First, we applied a band-pass filter with a passband of 100–1000 s to the raw records. When the traces were aligned according to the station locations, the westward propagation of tsunamis with the velocity of ~0.1 km/s could be recognized. The step-like signals were also observed at several stations near the epicenter. At the site S4N10, a station closest to the epicenter (~10 km), an abrupt pressure increase of ~20 hPa was observed. Takagi et al. (2019) examined records from the co-located accelerometer at S4N10 during this earthquake and found the sensor at S4N10 was rolled with a rotation angle of 5.72°. This suggests that these step-like signals are irrelevant to tsunami nor crustal deformation.
We then inverted the record to estimate the initial sea-surface height distribution (i.e., tsunami source). As a result, the tsunami source had a spatial extent of ~40 km and was located ~10 km to the west of the GCMT solution. In addition, when using only the remote stations (> ~100 km), the horizontal location was similar; however the initial height distribution was broader and the total volume of the displaced seawater was almost double. This suggests the horizontal location could be reasonably constrained only from the remote stations but the near-field data is essential to obtain the higher-resolution fault models, as pointed out by Inazu & Saito (2014) and Kubota et al. (2019).
We finally constrained the rectangular fault model with a uniform slip across the fault, based on the S-net tsunami data. We obtained a seismic moment M0 = 1.4 × 1018 Nm (Mw 6.0) and a stress drop of Δσ = 1.5 MPa. The estimated stress drop value seems not so small as those of tsunami earthquakes such as the 1896 Meiji Sanriku earthquake (≪ ~1 MPa, e.g., Kanamori and Anderson, 1975) even if we consider the uncertainty of the stress drop estimation (Δσ > ~ 0.7 MPa). We also found the estimated fault was unlikely to overlap with regions where slow earthquakes are active, such as low-frequency-tremors and very-low-frequency-earthquakes (e.g., Matsuzawa et al. 2015; Nishikawa et al. 2019; Tanaka et al. 2019).

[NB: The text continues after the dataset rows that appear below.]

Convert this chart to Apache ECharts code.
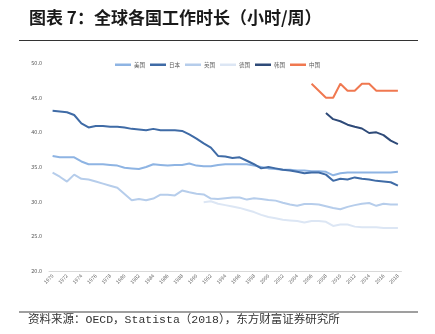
<!DOCTYPE html>
<html>
<head>
<meta charset="utf-8">
<script src="https://cdn.jsdelivr.net/npm/echarts@6/dist/echarts.min.js"></script>
<style>
html,body{margin:0;padding:0;background:#fff;}
#chart{width:435px;height:334px;}
</style>
</head>
<body>
<div id="chart"></div>
<script>
var years = [];
for (var y = 1970; y <= 2018; y++) years.push(String(y));

var usa = [36.6,36.4,36.4,36.4,35.8,35.4,35.4,35.4,35.3,35.2,34.9,34.8,34.7,35.0,35.4,35.3,35.2,35.3,35.3,35.5,35.2,35.1,35.1,35.3,35.4,35.4,35.4,35.4,35.2,35.0,34.8,34.7,34.6,34.6,34.5,34.5,34.4,34.4,34.3,33.8,34.1,34.2,34.2,34.2,34.2,34.2,34.2,34.2,34.3];
var japan = [43.1,43.0,42.9,42.5,41.3,40.7,40.9,40.9,40.8,40.8,40.7,40.5,40.4,40.3,40.5,40.3,40.3,40.3,40.2,39.7,39.1,38.4,37.8,36.6,36.5,36.3,36.4,35.9,35.4,34.8,35.0,34.8,34.6,34.5,34.3,34.1,34.2,34.2,33.9,33.0,33.3,33.2,33.5,33.3,33.2,33.0,32.9,32.8,32.3];
var uk = [34.2,33.6,32.9,33.9,33.3,33.2,32.9,32.6,32.3,32.0,31.1,30.2,30.4,30.2,30.45,31.0,31.0,30.9,31.6,31.35,31.15,31.05,30.45,30.4,30.5,30.6,30.6,30.3,30.5,30.4,30.25,30.15,29.85,29.6,29.4,29.65,29.65,29.6,29.35,29.1,28.9,29.25,29.5,29.7,29.8,29.4,29.7,29.6,29.6];
var germany = [null,null,null,null,null,null,null,null,null,null,null,null,null,null,null,null,null,null,null,null,null,29.9,30.05,29.7,29.5,29.3,29.1,28.8,28.5,28.1,27.8,27.6,27.4,27.3,27.2,27.0,27.2,27.2,27.1,26.5,26.7,26.7,26.4,26.3,26.3,26.3,26.2,26.2,26.2];
var korea = [null,null,null,null,null,null,null,null,null,null,null,null,null,null,null,null,null,null,null,null,null,null,null,null,null,null,null,null,null,null,null,null,null,null,null,null,null,null,42.8,41.9,41.6,41.1,40.8,40.55,39.9,40.0,39.6,38.8,38.3];
var china = [null,null,null,null,null,null,null,null,null,null,null,null,null,null,null,null,null,null,null,null,null,null,null,null,null,null,null,null,null,null,null,null,null,null,null,null,47,46,45,45,47,46,46,47,47,46,46,46,46];

var names = ['美国','日本','英国','德国','韩国','中国'];
var colors = ['#8EB4E3','#3F6BA6','#B6CDEB','#DCE6F4','#2E4A78','#F07850'];
var dataSets = [usa, japan, uk, germany, korea, china];
var yTicks = {min: 20, max: 50, interval: 5};

var chart = echarts.init(document.getElementById('chart'), null, {renderer: 'canvas'});
var series = names.map(function (n, i) {
  return {
    name: n, type: 'line', data: dataSets[i], symbol: 'none', smooth: false,
    connectNulls: false,
    lineStyle: {color: colors[i], width: 2},
    itemStyle: {color: colors[i]},
    z: (i === 1 || i === 4) ? 3 : 2
  };
});

chart.setOption({
  animation: false,
  backgroundColor: '#fff',
  textStyle: {fontFamily: '"Noto Sans CJK SC", sans-serif'},
  grid: {left: 49, right: 33.5, top: 63, bottom: 63, containLabel: false},
  legend: {
    data: names, top: 57, left: 'center',
    icon: 'rect', itemWidth: 16, itemHeight: 2.5, itemGap: 5,
    textStyle: {fontSize: 5.5, color: '#595959', padding: [0, 0, 0, -2]}
  },
  xAxis: {
    type: 'category', data: years, boundaryGap: true,
    axisLine: {lineStyle: {color: '#D9D9D9', width: 1}},
    axisTick: {show: false},
    axisLabel: {interval: 1, rotate: 45, fontSize: 5, color: '#595959', margin: 4}
  },
  yAxis: {
    type: 'value', min: yTicks.min, max: yTicks.max, interval: yTicks.interval,
    axisLine: {show: false}, axisTick: {show: false}, splitLine: {show: false},
    axisLabel: {fontSize: 5.5, color: '#595959', margin: 7, formatter: function (v) { return v.toFixed(1); }}
  },
  graphic: [
    {type: 'text', left: 29, top: 9, style: {text: '图表 7：全球各国工作时长（小时/周）', font: 'bold 17px "Noto Sans CJK SC"', fill: '#1a1a1a'}},
    {type: 'line', shape: {x1: 19, y1: 40.5, x2: 418, y2: 40.5}, style: {stroke: '#333', lineWidth: 1}},
    {type: 'line', shape: {x1: 19, y1: 312, x2: 418, y2: 312}, style: {stroke: '#7F7F7F', lineWidth: 1.5}},
    {type: 'text', left: 28, top: 314, style: {text: '资料来源：OECD，Statista（2018），东方财富证券研究所', font: '11.5px "Liberation Mono","Noto Sans CJK SC"', fill: '#333'}}
  ],
  series: series
});
</script>
</body>
</html>
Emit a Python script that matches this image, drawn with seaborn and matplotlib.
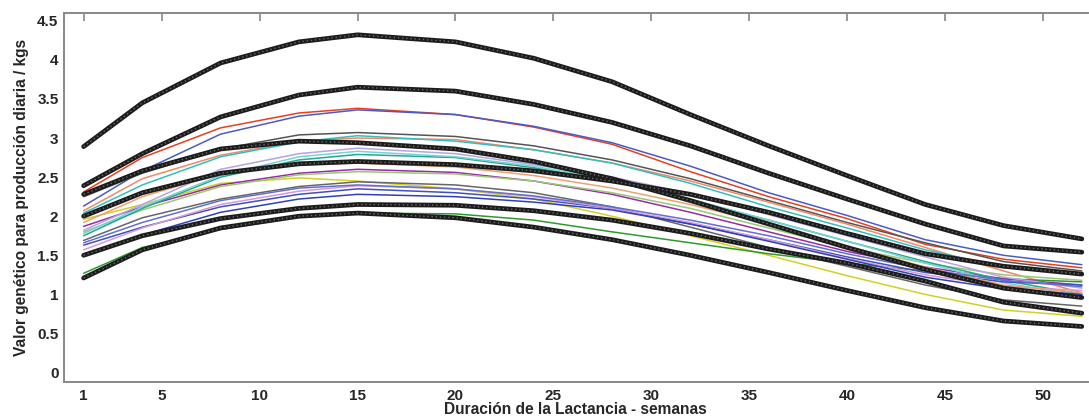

This study demonstrated that the detectability of a millimeter-scale tsunami and the constraints on earthquake source parameters of moderate earthquakes are dramatically increased by the S-net’s new dense and widely distributed tsunami network. We expect that this new array records more tsunamis due to minor-to-moderate offshore earthquakes. This will enable us to elucidate the spatial variation of the stress drops, or mechanical properties, along the plate interface with much higher resolution than previously possible.